Sergey poked and sniffed at the spreadsheet as if looking for chunks of meat in a vegetable stew.

"I don't think this is going to be very useful data," he told me. "They don't have much experience in these markets, and they're trying to expand their customer base. Having Google as a client would give them some great credibility." I knew what came next. It was as inevitable as rain after a carwash. "They should really pay us," Sergey said.

"They should pay us" was the starting position for any negotiation with a vendor. As Google grew in prominence, the benefit of being tied to our rising star increased exponentially—at least in Larry's and Sergey's minds. As our brand value approached infinity, our costs should go to zero. To the founders, winning a deep discount wasn't a victory; it was an admission of failure to get something for free. Their high expectations for low prices became a self-fulfilling prophecy, because I dreaded bringing them any proposal that shaved only ten or fifteen percent off the rack rate. "Never pay retail" was a Google core value. I was lucky, though. Marketing didn't buy services every day, so I didn't spend all my time beating suppliers into submission. It was different for facilities.

By late spring of 2000, Google's rate of growth was accelerating on all fronts. Traffic was building, our advertising had caught on, and so many dot-com refugees claimed space in the Plex that the walls bulged every time someone exhaled. Lines began forming outside the men's room, leading an engineer to install a "take a number" machine next to the stalls. In oversaturated offices, the person closest to the door had to stand up when an office mate wanted to leave or enter. Corridors were so choked with desks and power cords and boxed computer components that a stroll down the hall felt like a tour of Akihabara.

"We took a building that supposedly had a capacity of 220 and packed it with 298 people," George Salah confided when no fire marshal could hear him.

Engineers Howard Gobioff and Ben Smith complained to eStaff (the executive staff) that lack of room was poor for morale and adversely affected productivity. In the midst of a hiring frenzy, they were conducting phone interviews in the stairwells and out on the grass because all the conference rooms and private offices now housed multiple full-time occupants. Cubes for two people held four workstations, and whenever employees were out of the building for more than a day, newly hired engineers would appropriate their spaces. Worst of all, work teams were split up and located in different parts of the building, hindering communication.

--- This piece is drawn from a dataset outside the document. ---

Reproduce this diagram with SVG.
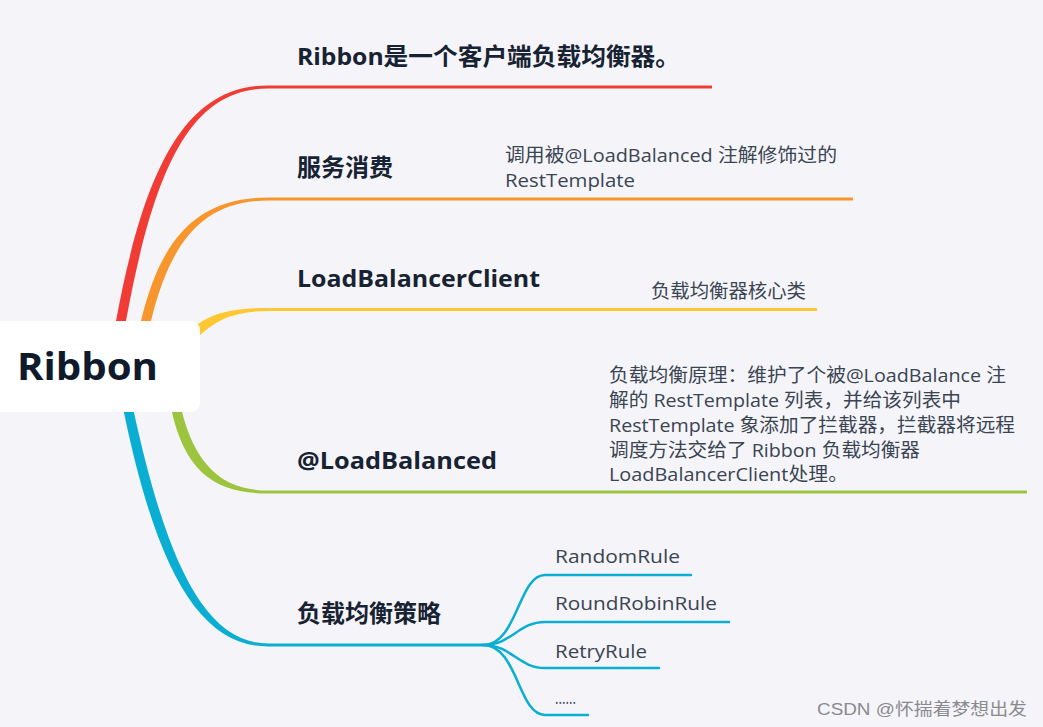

Larry and Sergey gave George the okay to acquire more space. Sergey helpfully advised him that SGI's office six blocks away looked "nice." It was a joke. SGI's world headquarters complex had four massive buildings, each of which dwarfed ours.

"In April 2000, an office building across from us came available," George recalls. "They wanted $8.00 per square foot and we were paying just over $2.50. I said to Larry and Sergey, 'This is a ridiculous price. I don't think we should even bother with it.' They said, 'No, let's put in an offer.'"

George saw trouble brewing. The Silicon Valley vacancy rate was parked at one percent, and landlords saw no need to negotiate. "We're going to have to deal with this guy again," he warned them. "He owns all of Mountain View. We don't want to get on his bad side. Let's not place an offer."